What the task asks> Repeat the material exactly from its first line to the line that includes "const stack = d3.stack().keys(keys)(rows);". Skip pictures.

Given material>
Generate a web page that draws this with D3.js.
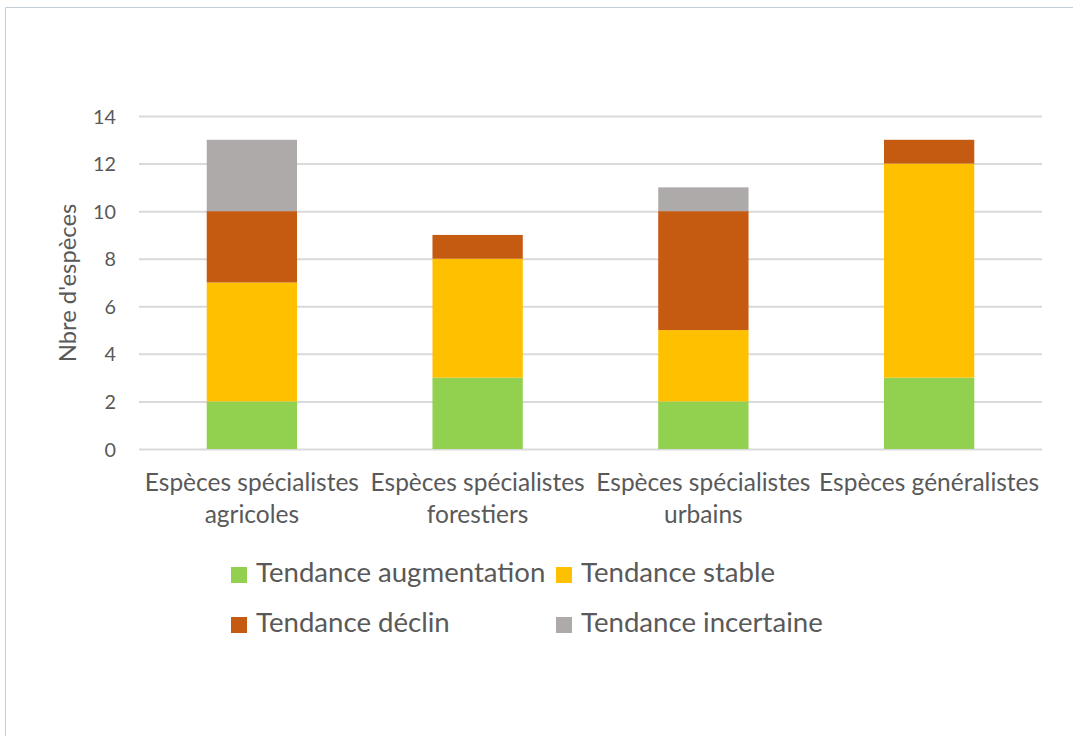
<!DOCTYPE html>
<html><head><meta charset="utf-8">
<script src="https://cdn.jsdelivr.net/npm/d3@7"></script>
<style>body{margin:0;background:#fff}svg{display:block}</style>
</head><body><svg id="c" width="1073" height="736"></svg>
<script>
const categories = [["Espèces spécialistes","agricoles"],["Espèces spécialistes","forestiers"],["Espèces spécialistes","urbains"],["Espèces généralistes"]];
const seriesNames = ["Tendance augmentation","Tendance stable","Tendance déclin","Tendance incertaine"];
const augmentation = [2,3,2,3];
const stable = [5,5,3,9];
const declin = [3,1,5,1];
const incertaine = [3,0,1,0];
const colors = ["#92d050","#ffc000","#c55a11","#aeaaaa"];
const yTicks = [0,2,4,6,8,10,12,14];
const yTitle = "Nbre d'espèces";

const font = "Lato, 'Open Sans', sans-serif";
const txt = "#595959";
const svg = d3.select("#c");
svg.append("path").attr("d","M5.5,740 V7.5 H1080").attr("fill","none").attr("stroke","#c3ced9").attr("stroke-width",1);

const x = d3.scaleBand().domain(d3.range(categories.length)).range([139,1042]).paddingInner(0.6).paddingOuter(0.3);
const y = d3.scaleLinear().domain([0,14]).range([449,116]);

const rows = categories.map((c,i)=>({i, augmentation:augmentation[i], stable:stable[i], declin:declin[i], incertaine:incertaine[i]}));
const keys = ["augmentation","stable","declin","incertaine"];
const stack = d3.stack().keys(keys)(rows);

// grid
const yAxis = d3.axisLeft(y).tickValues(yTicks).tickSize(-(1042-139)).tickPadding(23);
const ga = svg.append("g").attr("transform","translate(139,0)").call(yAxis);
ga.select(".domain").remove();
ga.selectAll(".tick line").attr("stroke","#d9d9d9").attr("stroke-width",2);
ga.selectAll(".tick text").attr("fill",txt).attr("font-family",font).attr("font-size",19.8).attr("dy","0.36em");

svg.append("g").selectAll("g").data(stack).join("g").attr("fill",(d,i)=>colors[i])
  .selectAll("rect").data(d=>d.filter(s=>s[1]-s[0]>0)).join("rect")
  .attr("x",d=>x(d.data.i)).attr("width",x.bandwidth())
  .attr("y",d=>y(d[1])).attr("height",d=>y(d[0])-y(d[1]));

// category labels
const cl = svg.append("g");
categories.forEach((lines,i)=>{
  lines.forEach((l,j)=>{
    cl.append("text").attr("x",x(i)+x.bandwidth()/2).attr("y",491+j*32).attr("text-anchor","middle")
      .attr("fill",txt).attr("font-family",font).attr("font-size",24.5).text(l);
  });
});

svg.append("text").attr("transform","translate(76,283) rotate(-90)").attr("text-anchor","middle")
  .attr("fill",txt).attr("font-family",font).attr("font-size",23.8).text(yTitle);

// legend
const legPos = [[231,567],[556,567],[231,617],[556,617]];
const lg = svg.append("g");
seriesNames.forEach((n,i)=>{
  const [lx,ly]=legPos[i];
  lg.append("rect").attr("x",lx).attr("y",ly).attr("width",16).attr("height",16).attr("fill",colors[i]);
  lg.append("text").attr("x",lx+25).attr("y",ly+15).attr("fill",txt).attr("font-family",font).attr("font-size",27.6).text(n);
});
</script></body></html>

Complete response>
Generate a web page that draws this with D3.js.
<!DOCTYPE html>
<html><head><meta charset="utf-8">
<script src="https://cdn.jsdelivr.net/npm/d3@7"></script>
<style>body{margin:0;background:#fff}svg{display:block}</style>
</head><body><svg id="c" width="1073" height="736"></svg>
<script>
const categories = [["Espèces spécialistes","agricoles"],["Espèces spécialistes","forestiers"],["Espèces spécialistes","urbains"],["Espèces généralistes"]];
const seriesNames = ["Tendance augmentation","Tendance stable","Tendance déclin","Tendance incertaine"];
const augmentation = [2,3,2,3];
const stable = [5,5,3,9];
const declin = [3,1,5,1];
const incertaine = [3,0,1,0];
const colors = ["#92d050","#ffc000","#c55a11","#aeaaaa"];
const yTicks = [0,2,4,6,8,10,12,14];
const yTitle = "Nbre d'espèces";

const font = "Lato, 'Open Sans', sans-serif";
const txt = "#595959";
const svg = d3.select("#c");
svg.append("path").attr("d","M5.5,740 V7.5 H1080").attr("fill","none").attr("stroke","#c3ced9").attr("stroke-width",1);

const x = d3.scaleBand().domain(d3.range(categories.length)).range([139,1042]).paddingInner(0.6).paddingOuter(0.3);
const y = d3.scaleLinear().domain([0,14]).range([449,116]);

const rows = categories.map((c,i)=>({i, augmentation:augmentation[i], stable:stable[i], declin:declin[i], incertaine:incertaine[i]}));
const keys = ["augmentation","stable","declin","incertaine"];
const stack = d3.stack().keys(keys)(rows);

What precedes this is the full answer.